旅日記

9月10日(土)小仏→小原・与瀬→吉野へ 18.2km

 朝8時の高尾駅前のバス停は長蛇の列。リュックを背負っている老若男女がバス停に並んでいる。平日の小仏峠行きは1時間に1本。土曜・日曜は3本。8時12分発はとても1台に乗り切れない。ハイカーたちがどっと押し寄せている。だが心配無用、もう1台同じ時刻のバスが用意されていた。
 8時40分小仏バス停を出発。ぼくはまず近くの宝珠寺にお参り。参道口には弘化4年(1847)建立の大きな馬頭観音がある。小仏のカゴノキ(都指定天然記念物)は幹回り4.3mもある。ここに寄るハイカーはひとりもいない。小仏峠への道はすぐ砂利道になる。標高548mだが、くねくねした道を歩き、やっと峠の頂上に着く。峠は武蔵と相模の国境だ。寛政7年(1795)の標識がある。
 小原(相模原市緑区小原)への道は杉木立の急坂を下っていくだけ。やがて道は広い小原の通りにでた。まず小原宿本陣(清水家)を見学。神奈川県で唯一残っている本陣の建物(県指定重要文化財)だ。ここを利用できたのは、信濃の高島藩、高遠藩、飯田藩の大名や甲府勤番の役人などだった。上段の間も残されている。暗い二階に上がると身近な民具がたくさんおかれていた。
 小原宿は本陣1、脇本陣1、旅籠7軒、宿内人口は275人(天保14年調べ)で、隣の与瀬宿とは合宿であった。ここは片継ぎ宿場(小仏宿から来た人や荷物を、与瀬宿を通り越して吉野宿まで継立、その代わりに江戸の方へ、与瀬宿から小原宿を通り越して小仏宿へ継立)ともいわれた(「小原本陣資料」より)。変則な公用人馬の問屋場業務といえる。
 小原からつぎの与瀬宿までは2kmもない。きょうもとても暑い。JR相模湖駅前で昼食休憩。この与瀬宿は本陣1、脇本陣なし、旅籠6軒、宿内人口は566人だった。坂本本陣跡から右に入っていく。中央道をくぐり、貝沢の木橋を渡ろうとしたが、丸太は腐り草もはえて危険と判断してやめた。別の道を歩くと、眼下に相模湖(戦後の人造湖)が見渡せる場所にでてきた。さらにすすむと路傍の石仏石塔群を何回かみた。やっと吉野宿(相模原市緑区吉野)についた。

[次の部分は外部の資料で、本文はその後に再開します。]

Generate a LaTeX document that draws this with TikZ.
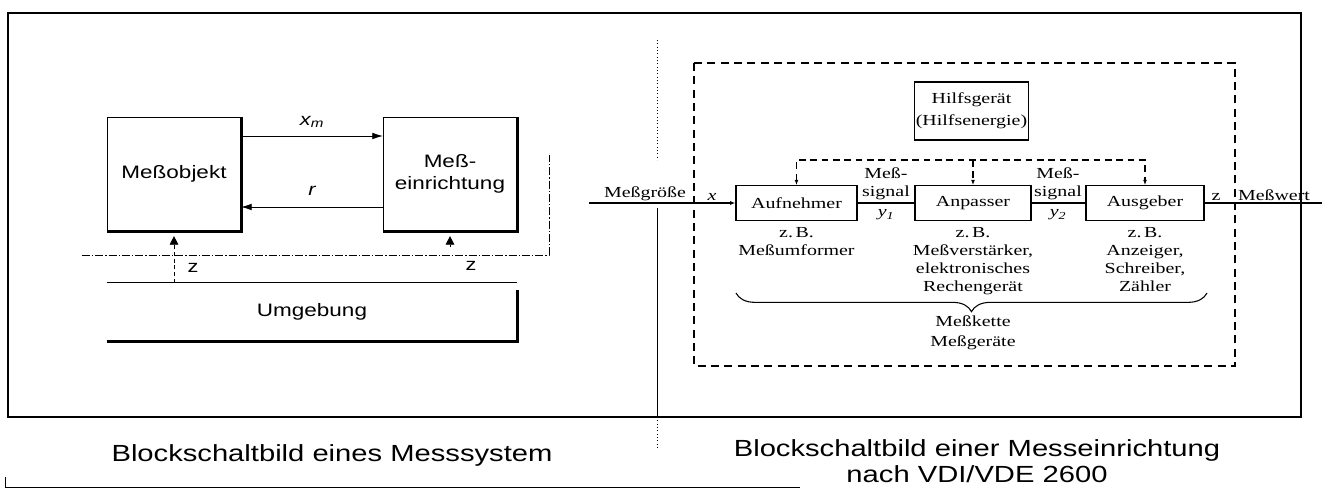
\documentclass[tikz,border=0pt]{standalone}
\usepackage{fontspec}
\setmainfont{Liberation Serif}[FakeStretch=1.3]
\setsansfont{Liberation Sans}[FakeStretch=1.25]
\usetikzlibrary{positioning,arrows.meta,calc,decorations.pathreplacing}
\begin{document}
\begin{tikzpicture}[x=0.75pt,y=-0.75pt,>=Latex,
blk/.style={draw,line width=0.6pt,minimum width=100pt,minimum height=85pt,align=center,font=\sffamily\fontsize{13.5}{16.5}\selectfont},
shadow/.style={line width=2.2pt},
sarr/.style={-{Latex[length=8pt,width=5pt]},line width=0.7pt},
zarr/.style={-{Triangle[length=6.5pt,width=6.5pt]},line width=0.6pt,dash pattern=on 3pt off 2pt},
envline/.style={line width=0.6pt,dash pattern=on 6pt off 1.5pt on 1pt off 1.5pt},
lbl/.style={font=\sffamily\fontsize{13}{15}\selectfont,inner sep=1pt},
dev/.style={draw,line width=0.8pt,minimum height=26pt,inner sep=1pt,font=\fontsize{11.5}{13.8}\selectfont},
note/.style={align=center,inner sep=1pt,font=\fontsize{11.5}{13.5}\selectfont},
sig/.style={line width=0.8pt},
fb/.style={line width=0.8pt,dash pattern=on 5pt off 3.5pt},
caption/.style={align=center,font=\sffamily\fontsize{17.5}{19}\selectfont}]
\useasboundingbox (0,0) rectangle (1322,493);

% frame
\draw[line width=0.8pt] (8,13) rectangle (1301,417);
\draw[line width=0.6pt] (5,487) -- (800,487) (5,477) -- (5,487);
\draw[line width=0.5pt,dotted] (657,40) -- (657,160) (657,417) -- (657,448);
\draw[line width=0.6pt] (657,208) -- (657,417);

% Messsystem
\node[blk] (mo) at (174,174) {Meßobjekt};
\node[blk] (me) at (450,174) {Meß-\\einrichtung};
\node[minimum width=307.5pt,minimum height=43.5pt,font=\sffamily\fontsize{13.5}{16.5}\selectfont] (umg) at (312,312) {Umgebung};
\draw[shadow] (mo.south west) -| (mo.north east);
\draw[shadow] (me.south west) -| (me.north east);
\draw[line width=0.6pt] (umg.north west) -- (umg.north east);
\draw[shadow] (umg.south west) -| ($(umg.north east)+(0,7)$);
\draw[sarr] ($(mo.east)+(0,-38)$) coordinate (xm) -- (xm -| me.west) node[lbl,midway,above=5pt] {\itshape x\textsubscript{m}};
\draw[sarr] ($(me.west)+(0,33)$) coordinate (rr) -- (rr -| mo.east) node[lbl,midway,above=7pt] {\itshape r};
\draw[envline] (82,255) -| (549,155);
\draw[zarr] (mo.south |- umg.north) -- ($(mo.south)+(0,5)$);
\node[lbl] (z1) at (193,268) {z};
\coordinate (zme) at ($(me.south)+(0,16)$);
\draw[zarr] (zme) -- ($(me.south)+(0,5)$);
\node[lbl] (z2) at (471,266) {z};
\node[caption] (capl) at (332,455) {Blockschaltbild eines Messsystem};

% Messeinrichtung
\draw[line width=1pt,dash pattern=on 6pt off 4pt] (694,63) rectangle (1235,366);
\node[dev,minimum width=86pt,minimum height=43.5pt,align=center,font=\fontsize{11.5}{16.5}\selectfont] (hg) at (971.5,111) {Hilfsgerät\\(Hilfsenergie)};
\node[dev,minimum width=90.75pt] (auf) at (796.5,203) {Aufnehmer};
\node[dev,minimum width=87pt] (anp) at (973,203) {Anpasser};
\node[dev,minimum width=88.5pt] (aus) at (1145,203) {Ausgeber};
\coordinate (in) at (589,203);
\coordinate (out) at (1322,203);
\coordinate (fbm) at (973,160);
\draw[sig,-{Latex[length=4pt,width=3pt]}] (in) -- (auf);
\draw[sig] (auf) -- (anp);
\draw[sig] (anp) -- (aus);
\draw[sig] (aus) -- (out);
\draw[fb,{Latex[length=4pt,width=3pt]}-{Latex[length=4pt,width=3pt]}] (auf.north) |- (fbm) -| (aus.north);
\draw[fb,-{Latex[length=4pt,width=3pt]}] (fbm) -- (anp.north);
\node[note,anchor=south] (lin) at (645,202) {Meßgröße};
\node[note,anchor=south] (lx) at (712,202) {\itshape x};
\node[note,anchor=south] (ls1) at (886,201) {Meß-\\signal};
\node[note,anchor=north] (ly1) at (886,208) {\itshape y\textsubscript{1}};
\node[note,anchor=south] (ls2) at (1058,201) {Meß-\\signal};
\node[note,anchor=north] (ly2) at (1058,208) {\itshape y\textsubscript{2}};
\node[note,anchor=south] (lz) at (1216,202) {z};
\node[note,anchor=south] (lout) at (1274,202) {Meßwert};
\node[note,below=4pt of auf] (aufn) {z.\,B.\\Meßumformer};
\node[note,below=4pt of anp] (anpn) {z.\,B.\\Meßverstärker,\\elektronisches\\Rechengerät};
\node[note,below=4pt of aus] (ausn) {z.\,B.\\Anzeiger,\\Schreiber,\\Zähler};
\coordinate (brl) at (736,293);
\coordinate (brr) at (1207,293);
\draw[line width=0.8pt,decorate,decoration={brace,mirror,amplitude=14pt}] (brl) -- (brr);
\node[note,font=\fontsize{11.5}{15}\selectfont] (kette) at (973,333) {Meßkette\\Meßgeräte};
\node[caption] (capr) at (977,461) {Blockschaltbild einer Messeinrichtung\\nach VDI/VDE 2600};
\end{tikzpicture}
\end{document}
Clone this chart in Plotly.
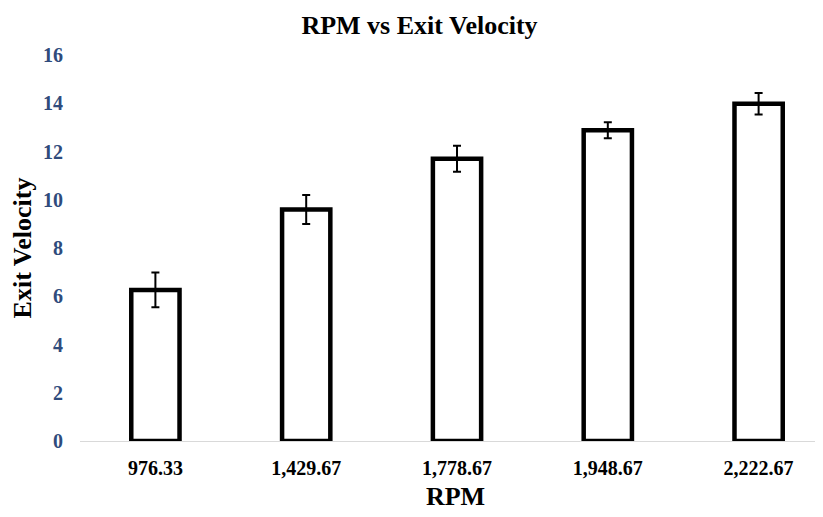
import plotly.graph_objects as go

rpm_labels = ["976.33", "1,429.67", "1,778.67", "1,948.67", "2,222.67"]
exit_velocity = [6.26, 9.6, 11.7, 12.88, 13.98]
error = [0.72, 0.6, 0.54, 0.33, 0.45]
y_ticks = [0, 2, 4, 6, 8, 10, 12, 14, 16]

serif = "Liberation Serif, Times New Roman, serif"

fig = go.Figure()
fig.add_trace(go.Bar(
    x=rpm_labels,
    y=exit_velocity,
    marker=dict(color="white", line=dict(color="black", width=4.5)),
    error_y=dict(type="data", array=error, visible=True, color="black", thickness=2, width=4),
    width=0.32,
))

fig.update_layout(
    width=823, height=517,
    margin=dict(l=72, r=0, t=47, b=84),
    paper_bgcolor="white", plot_bgcolor="white",
    title=dict(text="<b>RPM vs Exit Velocity</b>", x=0.5, xanchor="center", y=0.985, yanchor="top",
               font=dict(family=serif, size=26, color="black")),
    showlegend=False,
    xaxis=dict(
        type="category",
        range=[-0.5, 4.48],
        showline=True, linecolor="#d9d9d9", linewidth=1,
        showgrid=False, zeroline=False,
        tickfont=dict(family=serif, size=20, color="black", weight="bold"),
        ticklabelstandoff=9,
        title=dict(text="<b>RPM</b>", font=dict(family=serif, size=26, color="black"), standoff=8),
    ),
    yaxis=dict(
        range=[0, 16],
        tickvals=y_ticks,
        showgrid=False, zeroline=False, showline=False,
        tickfont=dict(family=serif, size=20, color="#2f4b7c", weight="bold"),
        ticklabelstandoff=16,
        title=dict(text="<b>Exit Velocity</b>", font=dict(family=serif, size=26, color="black"), standoff=4),
    ),
)

fig.write_html("out.html")
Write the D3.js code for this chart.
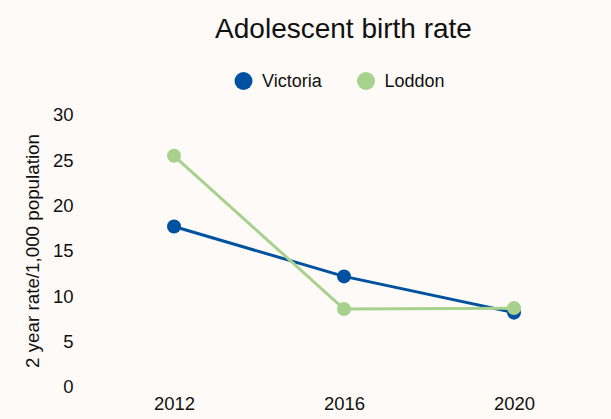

 吉野本陣跡は明治29年(1896)の大火で焼失した。その前には、元旅籠の「吉野屋ふじや」(旧藤野町郷土資料館)がある。ここで一服して、ふたたび歩きはじめた。「東京から68km」の標識をみる。吉野橋の脇に「小猿橋」(現存せず)の解説板がある。山梨県大月市の猿橋と工法も形も似ていて規模が小さいだけだったという。元禄時代の記録によれば工事は大変だったらしい。
 やがて樹齢300年余の「エノキ」がみえてきた。エノキは街道の一里塚によく植えられた。藤野町の「エノキの説明」はあるが、ここに一里塚があったかどうかの解説もない。後ほど相模原市立博物館にお聞きすると、この地にかつて藤野一里塚(日本橋より17番目)があった、とのこと。
 つぎの上野原宿までいく予定だったが、暑さのため少々疲れ気味。JR藤野駅から4時半すぎ帰宅へ。次回は山梨県に入って、関野、上野原、鶴川などを歩く予定だ。